— Ну, чего ты скуксился, захирел, а? — сострадательно спрашивал лебедя подросток. — Или доконали тебя снег, ветер?..
Мороков сидел в кустах, в затишье, и, как ребенка, качал лебедя, дул ему в нос, поил из ладони. А лебедь вовсе сник, будто собрался умирать: свесил шею плетью, закрыл круглые желто-зеленые глаза. Игорь сперва надумал унести кликуна в поселок, в общежитие, но как оставить на сухом водяную птицу? Ей требуется озеро или река поглубже… А Ураса совсем обмелела — волки и лисы перебегали ее вброд, бурые медведи по воде шатались. И пустил Игорь птицу в котлован. Котлован, конечно, не раздольный плес, не место в нем гордому лебедю. Но здесь можно было в случае чего нырнуть и спастись от опасности.
Вечером, после работы Игорь прибежал к лебедю. Тот, застыв у края котлована горкой снега, сворачивая на спине шею, беспомощно распускал по воде крылья… И взялся Мороков как мог холить слабую птицу. Даже несколько раз ночевал у котлована. Оберегал лебедя от браконьеров, следил, чтобы взрослые и дети, радостно всполошенные близостью поднебесной птицы, не причинили ей вреда.
Кое-кто рассудил: ну, лебедь отдохнет, а взлетит ли? Ведь ему нужен для взлета разгон по водной глади. А тут, вокруг котлована, кусты да коряги. Запутается птица, изорвет крылья.
Прислушался Игорь к этому мнению, привел ребят, и вырубили они кустарник, растаскали коряги — устроили взлетную полосу. И снова оставался паренек наедине с лебедем, слушал его тоскливый клич, видел, как он о грустью смотрел на север, вслед летящим табунам перелетных птиц. Игорю становилось не по себе. Он и сам бы на крыльях улетел в деревню Голубичную, домой…

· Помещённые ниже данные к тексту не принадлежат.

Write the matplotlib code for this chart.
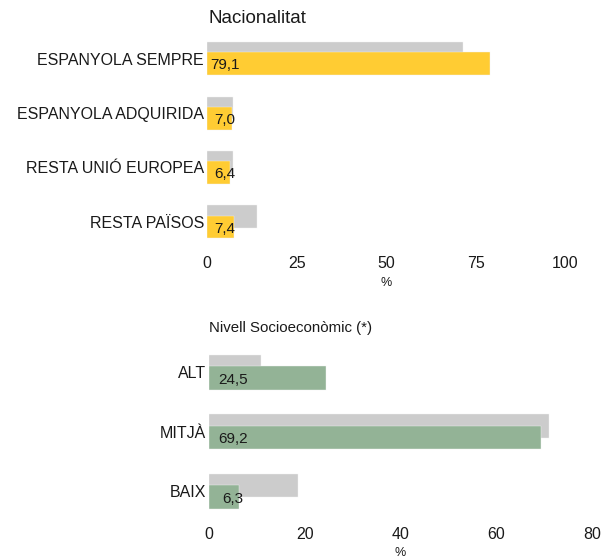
import matplotlib
matplotlib.use("Agg")
import matplotlib.pyplot as plt
import numpy as np

plt.rcParams["font.family"] = ["Liberation Sans", "DejaVu Sans"]

# Nacionalitat
nac_cats = ["ESPANYOLA SEMPRE", "ESPANYOLA ADQUIRIDA", "RESTA UNIÓ EUROPEA", "RESTA PAÏSOS"]
nac_ref = [71.6, 7.1, 7.3, 14.0]
nac_vals = [79.1, 7.0, 6.4, 7.4]
nac_ticks = [0, 25, 50, 75, 100]

# Nivell socioeconomic
nse_cats = ["ALT", "MITJÀ", "BAIX"]
nse_ref = [10.9, 71.0, 18.6]
nse_vals = [24.5, 69.2, 6.3]
nse_ticks = [0, 20, 40, 60, 80]

GREY = "#cccccc"
YELLOW = "#ffcc33"
GREEN = "#93b396"
TXT = "#1a1a1a"

W, H = 603, 558
fig = plt.figure(figsize=(W / 100, H / 100), dpi=100)


def px_axes(x0, x1, y0, y1):
    return fig.add_axes([x0 / W, 1 - y1 / H, (x1 - x0) / W, (y1 - y0) / H])


def draw_panel(ax, cats, ref, vals, color, ticks, xmax, ylim, bh, off):
    y = np.arange(len(cats))
    ax.barh(y - off, ref, height=bh, color=GREY, edgecolor="#f2f2f2", linewidth=0.3)
    ax.barh(y + off, vals, height=bh, color=color, edgecolor="#f2f2f2", linewidth=0.3)
    for yi, v in zip(y, vals):
        ax.text(5, yi + off + 0.03, f"{v:.1f}".replace(".", ","), ha="center", va="center",
                fontsize=11, color=TXT)
    ax.set_xlim(0, xmax)
    ax.set_ylim(*ylim)
    ax.set_yticks(y)
    ax.set_yticklabels(cats)
    ax.set_xticks(ticks)
    ax.tick_params(length=0, labelsize=11.5, labelcolor=TXT)
    ax.tick_params(axis="y", pad=2.4)
    ax.tick_params(axis="x", pad=4)
    for s in ax.spines.values():
        s.set_visible(False)
    ax.patch.set_alpha(0)


ax1 = px_axes(207.3, 565, 30, 250)
draw_panel(ax1, nac_cats, nac_ref, nac_vals, YELLOW, nac_ticks, 100,
           (3.517, -0.528), 0.417, 0.093)
fig.text(208 / W, 1 - 23.3 / H, "Nacionalitat", fontsize=13.5, color=TXT, va="baseline")
fig.text(386 / W, 1 - 283 / H, "%", fontsize=9, color=TXT, ha="center", va="center")

ax2 = px_axes(209, 592.3, 345, 521.6)
draw_panel(ax2, nse_cats, nse_ref, nse_vals, GREEN, nse_ticks, 80,
           (2.512, -0.463), 0.396, 0.097)
fig.text(209.3 / W, 1 - 331.7 / H, "Nivell Socioeconòmic (*)", fontsize=10.8, color=TXT,
         va="baseline")
fig.text(400 / W, 1 - 553 / H, "%", fontsize=9, color=TXT, ha="center", va="center")

fig.savefig("out.png", dpi=100)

Игорь вел Дегтярева за собою по чаще тальника, через завалы деревьев — в самые потаенные, удачливые заводи. То и дело закидывал самодельную мушку в прозрачную воду, тянул поверху эту мушку, похожую на красного жучка. Глядь — уже трепещется, взыгрывает в воздухе пятнистый большеглазый ленок или пестрый хариус!
У Дегтярева не хватало терпения таиться за кустами, крадучись приближаться к берегу. Он вспугивал осторожную рыбу резким взмахом удилища, хрустом сучка. С малых лет Илья привык рыбачить сидя на берегу, а не бегать с места на место.
«Вот и опозорился, — огорчился Дегтярев. — Видно, не поймать мне ни одного хвоста. Что теперь скажет Сергей Порошкин — засмеет».
Илья присел на обшарпанный плавун, положил рядом удочку с тальниковым удилищем, оглянулся на треск в чаще. К нему пробирался мастер Ергин.
— Вот где вы! — мастер сел возле Ильи. — Крепко я сегодня спал, как молодой после гулянки. И рыбалку проспал.
Нравилось Илье сидеть с Ергиным за куревом. За куревом мастер обычно рассказывал о ребятах что-нибудь комичное и вроде бы оправдывал их шалопутные выходки. Илье хотелось, чтоб у Ергина подольше не гасла папироса, потому что, накурившись, он сразу спохватывался: «Сидим-посиживаем, а дело-то стоит!»
Вот и теперь, у реки, Дегтярев ждал, когда Елизар Мокеич достанет папиросы. Но тот почему-то и не думал привычно дымить; натянув на самые глаза кепку-восьмиклинку, пулял камешки в барашковый перекат.
— Давайте закурим, — напомнил Илья мастеру.
— Рад бы угостить вас, да нечем. — Ергин хлопнул по карманам куртки. — Против воли своей оставил это развлечение. Наследнички вынудили… Как прибыли сюда на практику, вижу: коптят мои в открытую! И раньше я тоже кое-кого подозревал — курили украдкой, тайком от взрослых. А тут подхожу вплотную к наследничкам — они и в ус не дуют — жгут напропалую! Безгрешными ангелами уставились мне прямо в глаза и наперебой протягивают сигареты — угощают. Взрослыми себя почувствовали на стройке. Мне этот ложный вырост видеть было не впервой. Знаю… Не стал я бранить ребят, пугать хворями, хилым здоровьем — все равно словами не убедил бы. Взял у Морокова сигарету, подкурил от его же огонька. Стоим кучно, дымим, загадочно посмеиваясь, стараемся понять, у кого что на уме держится. Затянулся я несколько раз глубоко, со смыслом, потом поплевал на сигарету, печально вздохнул и растер сапогом.